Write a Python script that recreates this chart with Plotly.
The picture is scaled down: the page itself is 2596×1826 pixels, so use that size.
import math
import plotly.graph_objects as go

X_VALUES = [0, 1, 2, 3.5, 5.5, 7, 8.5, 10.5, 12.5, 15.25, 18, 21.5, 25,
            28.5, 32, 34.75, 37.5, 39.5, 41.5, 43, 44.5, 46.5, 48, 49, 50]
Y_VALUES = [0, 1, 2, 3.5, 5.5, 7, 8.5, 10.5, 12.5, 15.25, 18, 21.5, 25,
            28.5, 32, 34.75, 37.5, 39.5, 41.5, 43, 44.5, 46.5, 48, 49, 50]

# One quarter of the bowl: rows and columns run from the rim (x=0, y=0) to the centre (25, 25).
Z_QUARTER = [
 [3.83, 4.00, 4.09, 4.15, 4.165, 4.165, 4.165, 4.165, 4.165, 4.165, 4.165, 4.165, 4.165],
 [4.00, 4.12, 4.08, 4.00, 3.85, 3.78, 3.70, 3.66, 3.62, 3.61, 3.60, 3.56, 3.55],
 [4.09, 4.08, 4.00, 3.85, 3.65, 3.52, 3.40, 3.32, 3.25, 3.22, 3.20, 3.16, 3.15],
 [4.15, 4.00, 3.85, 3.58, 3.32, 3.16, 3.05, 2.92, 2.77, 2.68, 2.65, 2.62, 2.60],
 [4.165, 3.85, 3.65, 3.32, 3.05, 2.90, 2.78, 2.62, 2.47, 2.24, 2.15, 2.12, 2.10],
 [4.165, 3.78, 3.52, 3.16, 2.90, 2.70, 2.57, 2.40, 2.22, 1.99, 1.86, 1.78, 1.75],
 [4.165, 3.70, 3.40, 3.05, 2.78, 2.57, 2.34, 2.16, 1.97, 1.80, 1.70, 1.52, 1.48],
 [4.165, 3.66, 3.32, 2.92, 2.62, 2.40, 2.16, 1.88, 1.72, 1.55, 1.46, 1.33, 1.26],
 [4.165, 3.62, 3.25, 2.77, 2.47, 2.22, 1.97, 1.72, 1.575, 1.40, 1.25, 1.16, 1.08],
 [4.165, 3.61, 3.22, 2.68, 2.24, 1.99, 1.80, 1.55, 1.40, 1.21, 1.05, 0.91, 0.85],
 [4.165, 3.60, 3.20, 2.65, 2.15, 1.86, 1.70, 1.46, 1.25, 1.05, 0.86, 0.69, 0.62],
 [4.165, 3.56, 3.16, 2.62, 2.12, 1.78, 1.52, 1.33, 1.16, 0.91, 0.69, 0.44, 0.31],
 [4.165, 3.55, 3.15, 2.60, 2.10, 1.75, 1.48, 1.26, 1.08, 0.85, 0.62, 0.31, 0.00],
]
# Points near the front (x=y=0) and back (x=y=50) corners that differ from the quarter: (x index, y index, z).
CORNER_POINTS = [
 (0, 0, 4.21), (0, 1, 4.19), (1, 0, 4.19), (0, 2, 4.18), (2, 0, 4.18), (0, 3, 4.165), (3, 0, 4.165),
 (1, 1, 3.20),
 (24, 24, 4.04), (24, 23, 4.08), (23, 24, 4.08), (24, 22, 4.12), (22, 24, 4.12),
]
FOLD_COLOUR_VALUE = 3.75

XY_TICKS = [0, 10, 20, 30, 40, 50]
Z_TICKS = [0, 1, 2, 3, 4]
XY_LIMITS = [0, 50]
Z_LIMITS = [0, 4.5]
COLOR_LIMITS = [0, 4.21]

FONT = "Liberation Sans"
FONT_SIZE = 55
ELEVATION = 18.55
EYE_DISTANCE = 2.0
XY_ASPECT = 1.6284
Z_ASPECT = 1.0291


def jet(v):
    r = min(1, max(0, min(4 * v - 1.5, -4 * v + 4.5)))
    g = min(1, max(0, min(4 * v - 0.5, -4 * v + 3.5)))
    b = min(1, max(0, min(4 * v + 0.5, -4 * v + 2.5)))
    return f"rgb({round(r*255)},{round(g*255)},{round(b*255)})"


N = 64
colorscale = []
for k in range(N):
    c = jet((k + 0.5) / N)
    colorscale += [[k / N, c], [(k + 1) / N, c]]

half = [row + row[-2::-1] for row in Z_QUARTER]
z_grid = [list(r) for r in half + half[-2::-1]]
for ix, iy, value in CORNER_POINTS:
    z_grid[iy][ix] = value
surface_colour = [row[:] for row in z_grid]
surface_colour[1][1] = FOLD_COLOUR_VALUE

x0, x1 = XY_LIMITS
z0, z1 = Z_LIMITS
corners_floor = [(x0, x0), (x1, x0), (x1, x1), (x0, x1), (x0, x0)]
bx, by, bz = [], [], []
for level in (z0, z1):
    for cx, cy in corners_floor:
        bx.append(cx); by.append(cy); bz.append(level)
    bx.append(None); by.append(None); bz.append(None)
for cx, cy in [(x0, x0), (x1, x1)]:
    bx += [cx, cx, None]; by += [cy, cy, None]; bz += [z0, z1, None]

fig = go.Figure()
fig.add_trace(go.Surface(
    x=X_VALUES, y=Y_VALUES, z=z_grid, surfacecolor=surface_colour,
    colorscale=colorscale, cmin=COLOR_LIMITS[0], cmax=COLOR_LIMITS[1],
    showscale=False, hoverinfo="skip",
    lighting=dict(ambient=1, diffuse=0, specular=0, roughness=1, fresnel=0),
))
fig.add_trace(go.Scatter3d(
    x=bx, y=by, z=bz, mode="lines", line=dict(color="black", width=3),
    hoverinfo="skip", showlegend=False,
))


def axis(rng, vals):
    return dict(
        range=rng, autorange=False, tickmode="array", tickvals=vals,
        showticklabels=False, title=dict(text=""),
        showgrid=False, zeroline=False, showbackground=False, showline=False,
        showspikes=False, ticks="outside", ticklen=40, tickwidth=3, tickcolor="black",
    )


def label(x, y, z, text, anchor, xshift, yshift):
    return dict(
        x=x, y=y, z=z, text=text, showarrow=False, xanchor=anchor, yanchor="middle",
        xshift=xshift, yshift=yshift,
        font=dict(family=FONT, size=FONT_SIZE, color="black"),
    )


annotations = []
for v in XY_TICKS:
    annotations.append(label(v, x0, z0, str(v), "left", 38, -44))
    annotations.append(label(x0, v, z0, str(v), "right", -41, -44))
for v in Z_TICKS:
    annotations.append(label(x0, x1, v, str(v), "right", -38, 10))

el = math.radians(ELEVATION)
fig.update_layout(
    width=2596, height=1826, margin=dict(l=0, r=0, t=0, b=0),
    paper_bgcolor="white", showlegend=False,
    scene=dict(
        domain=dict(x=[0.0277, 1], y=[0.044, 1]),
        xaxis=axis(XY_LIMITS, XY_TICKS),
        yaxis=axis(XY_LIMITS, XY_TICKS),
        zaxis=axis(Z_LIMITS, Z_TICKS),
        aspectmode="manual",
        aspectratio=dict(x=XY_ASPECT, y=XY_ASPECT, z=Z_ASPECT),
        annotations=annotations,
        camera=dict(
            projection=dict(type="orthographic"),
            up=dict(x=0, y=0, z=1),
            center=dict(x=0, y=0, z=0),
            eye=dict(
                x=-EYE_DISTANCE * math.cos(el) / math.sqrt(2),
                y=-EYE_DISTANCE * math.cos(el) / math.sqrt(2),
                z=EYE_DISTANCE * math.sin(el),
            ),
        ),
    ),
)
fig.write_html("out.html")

##############################

→ What needs to be done
Return all the data above once more, precisely as given.

→ Complete answer
Write a Python script that recreates this chart with Plotly.
The picture is scaled down: the page itself is 2596×1826 pixels, so use that size.
import math
import plotly.graph_objects as go

X_VALUES = [0, 1, 2, 3.5, 5.5, 7, 8.5, 10.5, 12.5, 15.25, 18, 21.5, 25,
            28.5, 32, 34.75, 37.5, 39.5, 41.5, 43, 44.5, 46.5, 48, 49, 50]
Y_VALUES = [0, 1, 2, 3.5, 5.5, 7, 8.5, 10.5, 12.5, 15.25, 18, 21.5, 25,
            28.5, 32, 34.75, 37.5, 39.5, 41.5, 43, 44.5, 46.5, 48, 49, 50]

# One quarter of the bowl: rows and columns run from the rim (x=0, y=0) to the centre (25, 25).
Z_QUARTER = [
 [3.83, 4.00, 4.09, 4.15, 4.165, 4.165, 4.165, 4.165, 4.165, 4.165, 4.165, 4.165, 4.165],
 [4.00, 4.12, 4.08, 4.00, 3.85, 3.78, 3.70, 3.66, 3.62, 3.61, 3.60, 3.56, 3.55],
 [4.09, 4.08, 4.00, 3.85, 3.65, 3.52, 3.40, 3.32, 3.25, 3.22, 3.20, 3.16, 3.15],
 [4.15, 4.00, 3.85, 3.58, 3.32, 3.16, 3.05, 2.92, 2.77, 2.68, 2.65, 2.62, 2.60],
 [4.165, 3.85, 3.65, 3.32, 3.05, 2.90, 2.78, 2.62, 2.47, 2.24, 2.15, 2.12, 2.10],
 [4.165, 3.78, 3.52, 3.16, 2.90, 2.70, 2.57, 2.40, 2.22, 1.99, 1.86, 1.78, 1.75],
 [4.165, 3.70, 3.40, 3.05, 2.78, 2.57, 2.34, 2.16, 1.97, 1.80, 1.70, 1.52, 1.48],
 [4.165, 3.66, 3.32, 2.92, 2.62, 2.40, 2.16, 1.88, 1.72, 1.55, 1.46, 1.33, 1.26],
 [4.165, 3.62, 3.25, 2.77, 2.47, 2.22, 1.97, 1.72, 1.575, 1.40, 1.25, 1.16, 1.08],
 [4.165, 3.61, 3.22, 2.68, 2.24, 1.99, 1.80, 1.55, 1.40, 1.21, 1.05, 0.91, 0.85],
 [4.165, 3.60, 3.20, 2.65, 2.15, 1.86, 1.70, 1.46, 1.25, 1.05, 0.86, 0.69, 0.62],
 [4.165, 3.56, 3.16, 2.62, 2.12, 1.78, 1.52, 1.33, 1.16, 0.91, 0.69, 0.44, 0.31],
 [4.165, 3.55, 3.15, 2.60, 2.10, 1.75, 1.48, 1.26, 1.08, 0.85, 0.62, 0.31, 0.00],
]
# Points near the front (x=y=0) and back (x=y=50) corners that differ from the quarter: (x index, y index, z).
CORNER_POINTS = [
 (0, 0, 4.21), (0, 1, 4.19), (1, 0, 4.19), (0, 2, 4.18), (2, 0, 4.18), (0, 3, 4.165), (3, 0, 4.165),
 (1, 1, 3.20),
 (24, 24, 4.04), (24, 23, 4.08), (23, 24, 4.08), (24, 22, 4.12), (22, 24, 4.12),
]
FOLD_COLOUR_VALUE = 3.75

XY_TICKS = [0, 10, 20, 30, 40, 50]
Z_TICKS = [0, 1, 2, 3, 4]
XY_LIMITS = [0, 50]
Z_LIMITS = [0, 4.5]
COLOR_LIMITS = [0, 4.21]

FONT = "Liberation Sans"
FONT_SIZE = 55
ELEVATION = 18.55
EYE_DISTANCE = 2.0
XY_ASPECT = 1.6284
Z_ASPECT = 1.0291


def jet(v):
    r = min(1, max(0, min(4 * v - 1.5, -4 * v + 4.5)))
    g = min(1, max(0, min(4 * v - 0.5, -4 * v + 3.5)))
    b = min(1, max(0, min(4 * v + 0.5, -4 * v + 2.5)))
    return f"rgb({round(r*255)},{round(g*255)},{round(b*255)})"


N = 64
colorscale = []
for k in range(N):
    c = jet((k + 0.5) / N)
    colorscale += [[k / N, c], [(k + 1) / N, c]]

half = [row + row[-2::-1] for row in Z_QUARTER]
z_grid = [list(r) for r in half + half[-2::-1]]
for ix, iy, value in CORNER_POINTS:
    z_grid[iy][ix] = value
surface_colour = [row[:] for row in z_grid]
surface_colour[1][1] = FOLD_COLOUR_VALUE

x0, x1 = XY_LIMITS
z0, z1 = Z_LIMITS
corners_floor = [(x0, x0), (x1, x0), (x1, x1), (x0, x1), (x0, x0)]
bx, by, bz = [], [], []
for level in (z0, z1):
    for cx, cy in corners_floor:
        bx.append(cx); by.append(cy); bz.append(level)
    bx.append(None); by.append(None); bz.append(None)
for cx, cy in [(x0, x0), (x1, x1)]:
    bx += [cx, cx, None]; by += [cy, cy, None]; bz += [z0, z1, None]

fig = go.Figure()
fig.add_trace(go.Surface(
    x=X_VALUES, y=Y_VALUES, z=z_grid, surfacecolor=surface_colour,
    colorscale=colorscale, cmin=COLOR_LIMITS[0], cmax=COLOR_LIMITS[1],
    showscale=False, hoverinfo="skip",
    lighting=dict(ambient=1, diffuse=0, specular=0, roughness=1, fresnel=0),
))
fig.add_trace(go.Scatter3d(
    x=bx, y=by, z=bz, mode="lines", line=dict(color="black", width=3),
    hoverinfo="skip", showlegend=False,
))


def axis(rng, vals):
    return dict(
        range=rng, autorange=False, tickmode="array", tickvals=vals,
        showticklabels=False, title=dict(text=""),
        showgrid=False, zeroline=False, showbackground=False, showline=False,
        showspikes=False, ticks="outside", ticklen=40, tickwidth=3, tickcolor="black",
    )


def label(x, y, z, text, anchor, xshift, yshift):
    return dict(
        x=x, y=y, z=z, text=text, showarrow=False, xanchor=anchor, yanchor="middle",
        xshift=xshift, yshift=yshift,
        font=dict(family=FONT, size=FONT_SIZE, color="black"),
    )


annotations = []
for v in XY_TICKS:
    annotations.append(label(v, x0, z0, str(v), "left", 38, -44))
    annotations.append(label(x0, v, z0, str(v), "right", -41, -44))
for v in Z_TICKS:
    annotations.append(label(x0, x1, v, str(v), "right", -38, 10))

el = math.radians(ELEVATION)
fig.update_layout(
    width=2596, height=1826, margin=dict(l=0, r=0, t=0, b=0),
    paper_bgcolor="white", showlegend=False,
    scene=dict(
        domain=dict(x=[0.0277, 1], y=[0.044, 1]),
        xaxis=axis(XY_LIMITS, XY_TICKS),
        yaxis=axis(XY_LIMITS, XY_TICKS),
        zaxis=axis(Z_LIMITS, Z_TICKS),
        aspectmode="manual",
        aspectratio=dict(x=XY_ASPECT, y=XY_ASPECT, z=Z_ASPECT),
        annotations=annotations,
        camera=dict(
            projection=dict(type="orthographic"),
            up=dict(x=0, y=0, z=1),
            center=dict(x=0, y=0, z=0),
            eye=dict(
                x=-EYE_DISTANCE * math.cos(el) / math.sqrt(2),
                y=-EYE_DISTANCE * math.cos(el) / math.sqrt(2),
                z=EYE_DISTANCE * math.sin(el),
            ),
        ),
    ),
)
fig.write_html("out.html")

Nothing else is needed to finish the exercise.